Das Heeresproviantamt im Wandel der Zeit
Die Geschichte Donaueschingens ist eng verknüpft mit der Geschichte des Militärs vor Ort. Besonders prägnant war dabei neben den Kasernen auch die Einrichtung für die Soldaten-Verkostung: das Proviantamt. Von der Nutzung durch die Wehrmacht bis hin zur französischen Armee
- Die Entstehung: Das Heeresverpflegungsamt, ab 1943 Heeresverpflegungshauptamt, mit einer Vielzahl von Gebäuden wie zum Beispiel Lager, Getreidespeicher, Großbäckerei und vielen mehr, war im Zuge der Kasernenneubauten und der Errichtung des Standortlazaretts auf dem Buchberg Mitte der Dreißigerjahre mit Gleisanschluss zum Donaueschinger Bahnhof errichtet worden. Es war es eines der größten seiner Art im Südwesten des damaligen Deutschen Reichs. Von hier wurde ein komplettes Armeekorps (militärischer Großverband aus mehreren Divisionen) mit Brot und Getreide versorgt, und hier arbeitete während des Krieges eine vollständige Bäckereikompanie rund um die Uhr. In den Getreidespeichern lagerten tausende Tonnen Getreide.
- Weitere Nutzung: Das Ende des Zweiten Weltkriegs bedeutete nicht auch das Ende der militärischen Nutzung. Nach Kriegsende nutzten die in Donaueschingen stationierten französischen Streitkräfte das Proviantamt. Auch die Großbäckerei blieb weiter in Betrieb. Bis zur Privatisierung lieferte diese über viele Jahre hinweg das Brot für die französischen Garnisonen in Donaueschingen, Villingen, Friedrichshafen, Konstanz, Langenargen, Radolfzell, und Stetten am kalten Markt.
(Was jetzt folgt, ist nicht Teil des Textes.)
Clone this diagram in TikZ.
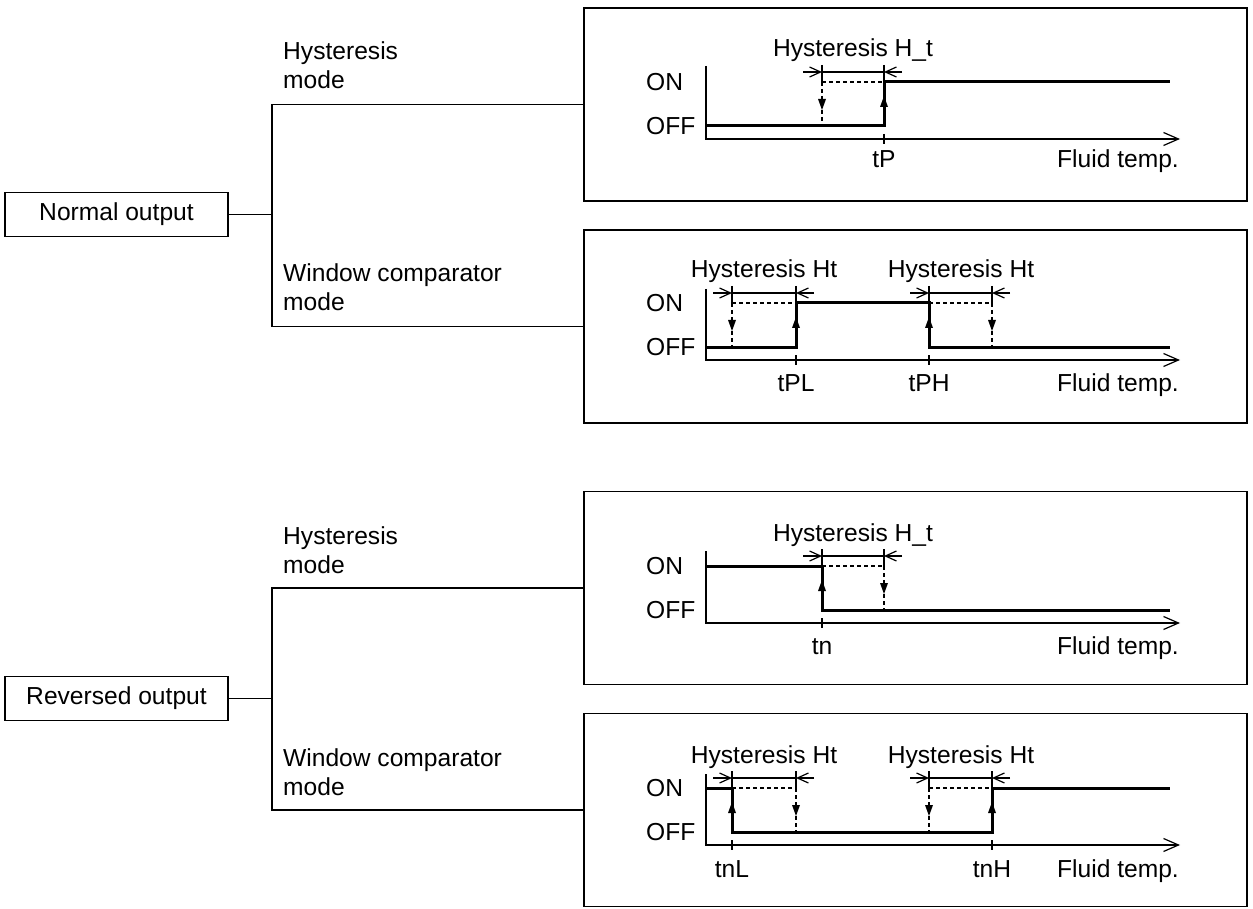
\documentclass[tikz,border=0pt]{standalone}
\usepackage{fontspec}
\setmainfont{Liberation Sans}
\usetikzlibrary{arrows.meta}
\newcommand{\dimmark}[3]{%
  \draw[thinline] (#1,#3-17) -- (#1,#3);
  \draw[thinline] (#2,#3-17) -- (#2,#3);
  \draw[thinline,-{Straight Barb[length=11pt,width=10pt]}] (#1-19,#3-10) -- (#1,#3-10);
  \draw[thinline] (#1,#3-10) -- (#2,#3-10);
  \draw[thinline,-{Straight Barb[length=11pt,width=10pt]}] (#2+18,#3-10) -- (#2,#3-10);
}
\newcommand{\uptri}[2]{\fill (#1-4,#2+6) -- (#1+4,#2+6) -- (#1,#2-5) -- cycle;}
\newcommand{\downtri}[2]{\fill (#1-4,#2-5) -- (#1+4,#2-5) -- (#1,#2+6) -- cycle;}
\newcommand{\axtick}[2]{\draw[thinline] (#1,#2-5) -- (#1,#2+5);}
\begin{document}
\begin{tikzpicture}[x=1pt,y=-1pt,
  every node/.style={font=\fontsize{24.6}{29}\selectfont, inner sep=0pt},
  thinline/.style={line width=1.2pt},
  thickline/.style={line width=3pt},
  dashline/.style={line width=1.1pt, dash pattern=on 4pt off 3pt},
  outbox/.style={draw, line width=1.4pt, minimum width=223pt, minimum height=44pt},
  chartbox/.style={draw, line width=1.4pt, minimum width=663pt, minimum height=193pt},
  modelbl/.style={align=left, anchor=south west},
  axisline/.style={line width=1.2pt, -{Straight Barb[length=15pt,width=13pt]}},
  ticklbl/.style={anchor=base},
  hlbl/.style={anchor=base},
  levlbl/.style={anchor=west}
]
\useasboundingbox (0,0) rectangle (1253,909);

% ---------- left tree: normal output ----------
\node[outbox] (n1) at (116.5,214.5) {Normal output};
\node[chartbox] (c1) at (915.5,104.5) {};
\node[chartbox] (c2) at (915.5,326.5) {};
\coordinate (j1) at (272,214.5);
\draw[thinline] (n1.east) -- (j1);
\draw[thinline] (c1.west) -| (j1) |- (c2.west);
\node[modelbl] (m1) at (283,89) {Hysteresis\\mode};
\node[modelbl] (m2) at (283,311) {Window comparator\\mode};

% ---------- left tree: reversed output ----------
\node[outbox] (n2) at (116.5,698.5) {Reversed output};
\node[chartbox] (c3) at (915.5,588) {};
\node[chartbox] (c4) at (915.5,810) {};
\coordinate (j2) at (272,698.5);
\draw[thinline] (n2.east) -- (j2);
\draw[thinline] (c3.west) -| (j2) |- (c4.west);
\node[modelbl] (m3) at (283,574) {Hysteresis\\mode};
\node[modelbl] (m4) at (283,796) {Window comparator\\mode};

% ---------- chart 1 ----------
\draw[axisline] (706,66) -- (706,139) -- (1180,139);
\node[levlbl] (on1) at (646,82) {ON};
\node[levlbl] (off1) at (646,126) {OFF};
\draw[thickline] (706,126) -- (884,126) -- (884,82) -- (1170,82);
\draw[dashline] (822,82) -- (884,82);
\draw[dashline] (822,82) -- (822,126);
\dimmark{822}{884}{82}
\uptri{884}{101}
\downtri{822}{104}
\axtick{884}{139}
\node[hlbl] (h1) at (853,57) {Hysteresis H\_t};
\node[ticklbl] (t1) at (884,168) {tP};
\node[ticklbl, anchor=base east] (f1) at (1179,168) {Fluid temp.};

% ---------- chart 2 ----------
\draw[axisline] (706,289) -- (706,360) -- (1180,360);
\node[levlbl] (on2) at (646,303) {ON};
\node[levlbl] (off2) at (646,347) {OFF};
\draw[thickline] (706,347) -- (796,347) -- (796,303) -- (929,303) -- (929,347) -- (1170,347);
\draw[dashline] (732,303) -- (796,303);
\draw[dashline] (732,303) -- (732,347);
\draw[dashline] (929,303) -- (992,303);
\draw[dashline] (992,303) -- (992,347);
\dimmark{732}{796}{303}
\dimmark{929}{992}{303}
\uptri{796}{322}
\uptri{929}{322}
\downtri{732}{325}
\downtri{992}{325}
\axtick{796}{360}
\axtick{929}{360}
\node[hlbl] (h2) at (764,278) {Hysteresis Ht};
\node[hlbl] (h3) at (961,278) {Hysteresis Ht};
\node[ticklbl] (t2) at (796,391) {tPL};
\node[ticklbl] (t3) at (929,391) {tPH};
\node[ticklbl, anchor=base east] (f2) at (1179,391) {Fluid temp.};

% ---------- chart 3 ----------
\draw[axisline] (706,551) -- (706,623) -- (1180,623);
\node[levlbl] (on3) at (646,566) {ON};
\node[levlbl] (off3) at (646,610) {OFF};
\draw[thickline] (706,566) -- (822,566) -- (822,610) -- (1170,610);
\draw[dashline] (822,566) -- (884,566);
\draw[dashline] (884,566) -- (884,610);
\dimmark{822}{884}{566}
\uptri{822}{585}
\downtri{884}{588}
\axtick{822}{623}
\node[hlbl] (h4) at (853,541) {Hysteresis H\_t};
\node[ticklbl] (t4) at (822,654) {tn};
\node[ticklbl, anchor=base east] (f3) at (1179,654) {Fluid temp.};

% ---------- chart 4 ----------
\draw[axisline] (706,774) -- (706,845) -- (1180,845);
\node[levlbl] (on4) at (646,788) {ON};
\node[levlbl] (off4) at (646,832) {OFF};
\draw[thickline] (706,788) -- (732,788) -- (732,832) -- (992,832) -- (992,788) -- (1170,788);
\draw[dashline] (732,788) -- (796,788);
\draw[dashline] (796,788) -- (796,832);
\draw[dashline] (929,788) -- (992,788);
\draw[dashline] (929,788) -- (929,832);
\dimmark{732}{796}{788}
\dimmark{929}{992}{788}
\uptri{732}{807}
\uptri{992}{807}
\downtri{796}{810}
\downtri{929}{810}
\axtick{732}{845}
\axtick{992}{845}
\node[hlbl] (h5) at (764,763) {Hysteresis Ht};
\node[hlbl] (h6) at (961,763) {Hysteresis Ht};
\node[ticklbl] (t5) at (732,877) {tnL};
\node[ticklbl] (t6) at (992,877) {tnH};
\node[ticklbl, anchor=base east] (f4) at (1179,877) {Fluid temp.};
\end{tikzpicture}
\end{document}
Auch für die Donaueschinger war die französische Bäckerei ein duftendes Erlebnis. Hubert Mauz hat in der Geschichte "Mi Hoametstadt Eschinge mit de Nas gschnupperet" im Buch "Eschinger Gschichten" sehr anschaulich beschrieben, welche Gelüste bei den Donaueschinger Jugendlichen zu Beginn der Sechzigerjahre der Duft von frisch gebackenem Baguette auslöste.
- Kohle und Möbel: Jacky Fritzinger, langjähriger Leiter des französischen Einkaufszentrums Économat im Kasernenareal, erinnert sich an weitere Nutzungen der großen Gebäude. So diente ein Gebäude als Zwischenlager für Möbel, mit denen die französischen Soldaten ihre Wohnungen ausstatteten, wenn ihre Familien in Donaueschingen eine Wohnung bezogen. Ebenfalls war dort die Kohle für das Beheizen der Kasernen sowie der Wohnungen der Familien der Armeeangehörigen gelagert, bevor die Umstellung auf Gas erfolgte.